Farrelly's "Three Stooges" Mimes Rossini's "Futile Precaution"

"Left on a nun's doorstep, Larry, Curly and Moe grow up finger-poking, nyuk-nyuking and woo-woo-wooing their way to uncharted levels of knuckleheaded misadventure. Out to save their childhood home, only The Three Stooges could become embroiled in an oddball murder plot...while also stumbling into starring in a phenomenally successful TV reality show." One prank even leaves Sean Hayes (as Larry) even hits a high operatic note when a lobster is dropped down his pants!
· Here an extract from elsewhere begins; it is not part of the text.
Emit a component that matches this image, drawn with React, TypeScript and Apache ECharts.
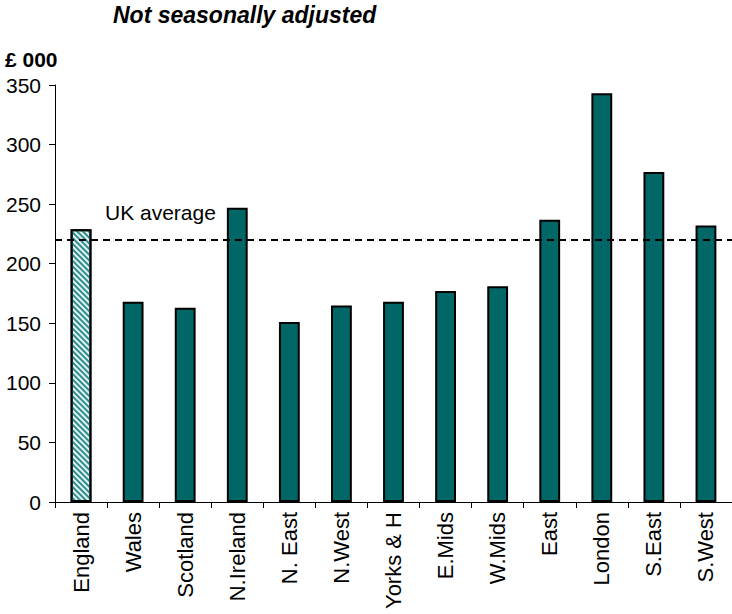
import React, { useEffect, useRef } from "react";
import * as echarts from "echarts";

const categories = ["England", "Wales", "Scotland", "N.Ireland", "N. East", "N.West", "Yorks & H", "E.Mids", "W.Mids", "East", "London", "S.East", "S.West"];
const prices = [229, 168, 163, 247, 151, 165, 168, 177, 181, 237, 343, 277, 232];
const ukAverage = 220;
const yTicks = { min: 0, max: 350, interval: 50 };
const titleText = "Not seasonally adjusted";
const unitText = "£ 000";
const avgLabel = "UK average";

export default function App() {
  const ref = useRef<HTMLDivElement>(null);
  useEffect(() => {
    const chart = echarts.init(ref.current!, null, { renderer: "svg" });
    const font = "Liberation Sans, Arial, sans-serif";
    chart.setOption({
      animation: false,
      grid: { left: 55, right: 0, top: 85, bottom: 112 },
      graphic: [
        { type: "text", left: 113, top: 3, style: { text: titleText, font: `italic bold 23px ${font}`, fill: "#000" } },
        { type: "text", left: 5, top: 49, style: { text: unitText, font: `bold 21px ${font}`, fill: "#000" } },
        { type: "text", left: 105, top: 202, style: { text: avgLabel, font: `21px ${font}`, fill: "#000" } },
      ],
      xAxis: {
        type: "category",
        data: categories,
        boundaryGap: true,
        axisLine: { lineStyle: { color: "#000", width: 1 } },
        axisTick: { show: true, length: 6, alignWithLabel: false, lineStyle: { color: "#000" } },
        axisLabel: { rotate: 90, color: "#000", fontSize: 22, fontFamily: font, margin: 10, interval: 0 },
      },
      yAxis: {
        type: "value",
        min: yTicks.min,
        max: yTicks.max,
        interval: yTicks.interval,
        axisLine: { show: true, lineStyle: { color: "#000", width: 1 } },
        axisTick: { show: true, length: 6, lineStyle: { color: "#000" } },
        axisLabel: { color: "#000", fontSize: 21, fontFamily: font, margin: 14 },
        splitLine: { show: false },
      },
      series: [
        {
          type: "bar",
          barWidth: "40%",
          data: prices.map((v, i) =>
            i === 0
              ? {
                  value: v,
                  itemStyle: {
                    color: "#e4f2f2",
                    borderColor: "#000",
                    borderWidth: 2,
                    decal: {
                      symbol: "rect",
                      color: "#2f8f8f",
                      dashArrayX: [1, 0],
                      dashArrayY: [2, 2],
                      rotation: Math.PI / 4,
                      symbolSize: 1,
                    },
                  },
                }
              : v
          ),
          itemStyle: { color: "#006666", borderColor: "#000", borderWidth: 2 },
          markLine: {
            silent: true,
            symbol: "none",
            label: { show: false },
            lineStyle: { color: "#000", type: [7, 5], width: 2 },
            data: [{ yAxis: ukAverage }],
          },
        },
      ],
    });
    return () => chart.dispose();
  }, []);
  return <div ref={ref} style={{ position: "absolute", left: 0, top: 0, width: 732, height: 614 }} />;
}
Hard not to see some of the farcical similarities to the opera from which this clip takes its music: "The Barber of Seville, or The Futile Precaution (Il barbiere di Siviglia, ossia L'inutile precauzione) is an opera buffa in two acts by Gioachino Rossini with a libretto by Cesare Sterbini. The libretto was based on Pierre Beaumarchais's comedy Le Barbier de Séville (1775), which was originally an opéra comique, or a mixture of spoken play with music. The première (under the title Almaviva, or The Futile Precaution) took place on 20 February 1816, at the Teatro Argentina, Rome. It was one of the earliest Italian operas to be performed in America and premiered at the Park Theater in New York City on 29 November 1825. Rossini's Barber has proven to be one of the greatest masterpieces of comedy within music, and has been described as the opera buffa of all opere buffe; even after two hundred years, its popularity on the modern opera stage attests to that greatness." [Source]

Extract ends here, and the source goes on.